29. The respondents on their part have remained firm that they have at all times obeyed the court orders. They have feigned ignorance of the issues raised by the applicant. To them the applicant has merely made allegations without any proof. They aver that the allegation of them evicting the applicant by the help of police officers ought to be strictly proved, considering that such an issue ought to have been captured in the occurrence book at the police station.
30. The nature of a claim of contempt of court though civil in nature has been held to be of a criminal character as it has the potential of limiting one’s liberty to freedom when one is committed to civil jail. The standard of proof of such a claim is higher than proof on a balance of probability but not beyond reasonable doubt. This was so held in the case of Gatharia K. Mutikika v Baharini Farm Limited  KLR 227, where the court rendered itself thus:
“A contempt of court is an offence of a criminal character. A man may be sent to prison. It must be proved satisfactorily…. It must be higher than proof on a balance of probabilities, almost but not exactly, beyond reasonable doubt. The standard of proof beyond reasonable doubt ought to be left where it belongs, to wit criminal cases. It is not safe to extend it to offences which can be said to be quasi-criminal in nature.”
31. I have looked at the claim by the applicant and save for the photos annexed herein the issue of the manner and by whom such eviction was made has not been proved by way of evidence. The applicant states that she enquired from Runyenjes police station on the issue of the two police men who had accompanied the respondents. I note that no O.B number has been annexed to her application. She has not stated whether the police proceeded to investigate the matter or even whether her claim was recorded by the police.
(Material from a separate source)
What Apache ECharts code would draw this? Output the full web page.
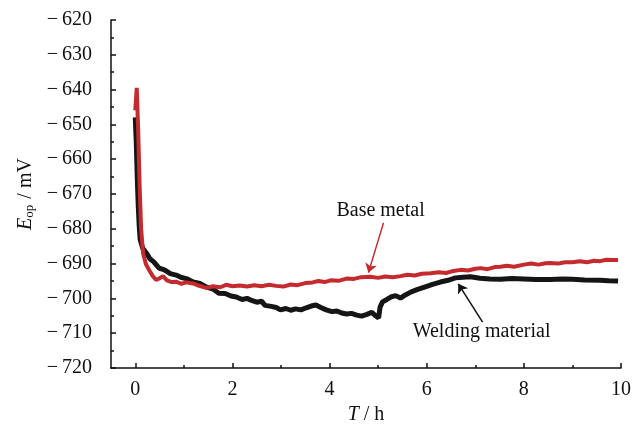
<!DOCTYPE html>
<html>
<head>
<meta charset="utf-8">
<title>Eop vs T</title>
<script src="https://cdn.jsdelivr.net/npm/echarts@6.0.0/dist/echarts.min.js"></script>
<style>
  html, body { margin: 0; padding: 0; background: #fff; }
  #container { width: 633px; height: 435px; }
</style>
</head>
<body>
<div id="container"></div>
<script>
// 时间轴刻度
var xMajorTicks = [0, 2, 4, 6, 8, 10];
var xMinorTicks = [1, 3, 5, 7, 9];

// Base metal (红线)
var baseT = [0, 0.03, 0.06, 0.09, 0.12, 0.16, 0.22, 0.29, 0.36, 0.43, 0.5, 0.57, 0.65, 0.75, 0.84, 0.95,
	1.05, 1.19, 1.3, 1.46, 1.6, 1.75, 1.87, 2.0, 2.15, 2.3, 2.45, 2.6, 2.75, 2.9, 3.05, 3.2, 3.34, 3.5,
	3.65, 3.77, 3.9, 4.02, 4.2, 4.35, 4.5, 4.65, 4.84, 5.0, 5.15, 5.3, 5.46, 5.6, 5.75, 5.9, 6.08, 6.25,
	6.4, 6.55, 6.7, 6.85, 7.0, 7.11, 7.25, 7.4, 7.52, 7.65, 7.8, 8.0, 8.15, 8.3, 8.45, 8.54, 8.7, 8.85,
	9.0, 9.15, 9.3, 9.45, 9.57, 9.7, 9.85, 9.94];
var baseE = [-646, -639.5, -652, -668, -680, -687, -690.2, -692, -693.6, -694.7, -694.2, -693.6, -694.8, -695.3, -695.2, -695.8,
	-695.4, -695.7, -696.3, -697.0, -696.5, -696.8, -696.1, -696.5, -696.3, -696.6, -696.2, -696.5, -696.1, -696.4, -696.6, -696.0, -696.2, -695.6,
	-695.4, -695.0, -695.3, -694.8, -694.9, -694.3, -694.4, -693.9, -693.8, -694.1, -693.7, -693.9, -693.6, -693.2, -693.4, -692.9, -692.8, -692.5,
	-692.7, -692.1, -691.8, -692.0, -691.5, -691.3, -691.6, -691.0, -690.9, -690.6, -690.9, -690.3, -690.0, -690.3, -689.9, -689.8, -690.0, -689.6,
	-689.6, -689.3, -689.6, -689.2, -689.3, -688.9, -689.0, -689.0];

// Welding material (黑线)
var weldT = [0, 0.02, 0.04, 0.06, 0.08, 0.1, 0.15, 0.23, 0.3, 0.38, 0.49, 0.6, 0.72, 0.84, 0.95, 1.07,
	1.19, 1.33, 1.46, 1.6, 1.72, 1.85, 1.97, 2.08, 2.2, 2.3, 2.38, 2.5, 2.6, 2.67, 2.8, 2.9, 2.99, 3.1,
	3.2, 3.3, 3.41, 3.52, 3.62, 3.72, 3.82, 3.93, 4.05, 4.15, 4.25, 4.35, 4.45, 4.56, 4.66, 4.77, 4.87,
	4.95, 5.01, 5.04, 5.09, 5.18, 5.26, 5.36, 5.46, 5.56, 5.67, 5.8, 5.97, 6.12, 6.28, 6.44, 6.59, 6.75,
	6.9, 7.1, 7.3, 7.52, 7.75, 8.0, 8.25, 8.54, 8.8, 9.0, 9.25, 9.57, 9.75, 9.94];
var weldE = [-648, -655, -665, -673, -679, -683, -685.5, -687, -688.6, -689.5, -691.3, -691.8, -692.9, -693.3, -694.0, -694.4,
	-695.3, -695.7, -696.7, -697.3, -698.5, -698.6, -699.3, -699.6, -700.3, -700.0, -700.5, -701.1, -700.8, -702.0, -702.3, -702.6, -703.3, -702.9,
	-703.4, -703.0, -703.3, -702.7, -702.2, -701.9, -702.6, -703.3, -703.8, -703.6, -704.2, -704.5, -704.3, -704.8, -705.1, -704.6, -704.0,
	-705.0, -705.6, -702.5, -701.0, -700.3, -699.6, -699.2, -699.9, -699.0, -698.2, -697.5, -696.7, -696.0, -695.3, -694.8, -694.1, -693.9,
	-693.8, -694.2, -694.4, -694.5, -694.3, -694.4, -694.6, -694.6, -694.4, -694.5, -694.7, -694.8, -694.9, -695.0];

function pairs(t, v) {
	var out = [];
	for (var i = 0; i < t.length; i++) {
		out.push([t[i], v[i]]);
	}
	return out;
}

var font = 'Liberation Serif, Times New Roman, serif';

init();

function init() {
	var myChart = echarts.init(document.getElementById('container'), null, { renderer: 'canvas' });
	var option = {
		animation: false,
		backgroundColor: '#fff',
		grid: { left: 111, right: 12, top: 20, bottom: 67, outerBoundsMode: 'none' },
		xAxis: [{
			type: 'value',
			min: -0.5,
			max: 10,
			name: '{i|T}{n| / h}',
			nameLocation: 'middle',
			nameGap: 27,
			nameTextStyle: {
				rich: {
					i: { fontFamily: font, fontSize: 20, fontStyle: 'italic', color: '#111' },
					n: { fontFamily: font, fontSize: 20, color: '#111' }
				}
			},
			axisLine: { show: true, onZero: false, lineStyle: { color: '#111', width: 1.5 } },
			axisTick: { show: true, inside: true, length: 5, customValues: xMajorTicks, lineStyle: { color: '#111', width: 1.5 } },
			axisLabel: { customValues: xMajorTicks, margin: 12, fontFamily: font, fontSize: 20, color: '#111' },
			splitLine: { show: false }
		}, {
			type: 'value',
			min: -0.5,
			max: 10,
			position: 'bottom',
			axisLine: { show: false },
			axisTick: { show: true, inside: true, length: 3, customValues: xMinorTicks, lineStyle: { color: '#111', width: 1.5 } },
			axisLabel: { show: false },
			splitLine: { show: false }
		}],
		yAxis: {
			type: 'value',
			min: -720,
			max: -620,
			interval: 10,
			name: '{i|E}{s|op}{n| / mV}',
			nameLocation: 'middle',
			nameGap: 72,
			nameTextStyle: {
				rich: {
					i: { fontFamily: font, fontSize: 20, fontStyle: 'italic', color: '#111' },
					s: { fontFamily: font, fontSize: 13, color: '#111', verticalAlign: 'bottom', padding: [8, 1, 0, 0] },
					n: { fontFamily: font, fontSize: 20, color: '#111' }
				}
			},
			axisLine: { show: true, onZero: false, lineStyle: { color: '#111', width: 1.5 } },
			axisTick: { show: true, inside: true, length: 5, lineStyle: { color: '#111', width: 1.5 } },
			minorTick: { show: true, splitNumber: 2, length: 3, lineStyle: { color: '#111', width: 1.5 } },
			axisLabel: {
				margin: 19,
				fontFamily: font,
				fontSize: 20,
				color: '#111',
				formatter: function (v) {
					return '\u2212\u2009' + Math.abs(v);
				}
			},
			splitLine: { show: false }
		},
		series: [{
			name: 'Welding material',
			type: 'line',
			xAxisIndex: 0,
			data: pairs(weldT, weldE),
			showSymbol: false,
			smooth: false,
			lineStyle: { color: '#151515', width: 5 },
			itemStyle: { color: '#151515' },
			z: 2,
			markPoint: {
				silent: true,
				symbol: 'circle',
				symbolSize: 0,
				label: { show: true, position: 'inside', formatter: 'Welding material', fontFamily: font, fontSize: 20, color: '#111' },
				data: [{ coord: [7.13, -709.7] }]
			},
			markLine: {
				silent: true,
				symbol: ['none', 'arrow'],
				symbolSize: 9,
				label: { show: false },
				lineStyle: { color: '#111', width: 1.5, type: 'solid' },
				data: [[{ coord: [7.15, -706.8] }, { coord: [6.65, -695.8] }]]
			}
		}, {
			name: 'Base metal',
			type: 'line',
			xAxisIndex: 0,
			data: pairs(baseT, baseE),
			showSymbol: false,
			smooth: false,
			lineStyle: { color: '#c42a2e', width: 4 },
			itemStyle: { color: '#c42a2e' },
			z: 3,
			markPoint: {
				silent: true,
				symbol: 'circle',
				symbolSize: 0,
				label: { show: true, position: 'inside', formatter: 'Base metal', fontFamily: font, fontSize: 20, color: '#111' },
				data: [{ coord: [5.05, -674.9] }]
			},
			markLine: {
				silent: true,
				symbol: ['none', 'arrow'],
				symbolSize: 9,
				label: { show: false },
				lineStyle: { color: '#c42a2e', width: 1.5, type: 'solid' },
				data: [[{ coord: [5.11, -678.3] }, { coord: [4.8, -692.6] }]]
			}
		}]
	};
	if (option && typeof option === "object") {
		myChart.setOption(option, true);
	}
}
</script>
</body>
</html>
32. Having held that a claim of contempt of court is one that has potential consequences of restricting one’s liberty or imposition of a fine and also that the threshold for proof is higher, it was incumbent upon the applicant to establish that the alleged eviction was done by the respondents. It was crucial that details of police records be made available since it’s the applicant’s position that the matter was reported. Given the seriousness with which the court treats allegations of contempt, I am hesitant to make a finding that contempt is proved.
33. Having stated the above, I find that the applicant has not met the elements for grant of the orders as prayed herein and I dismiss the application with no orders as to costs.
RULING DATED, SIGNED and DELIVERED in open court at EMBU this 9TH DAY of DECEMBER, 2021.
In the presence of Kimanzi for plaintiff and Njiru Mbogo for the defendants.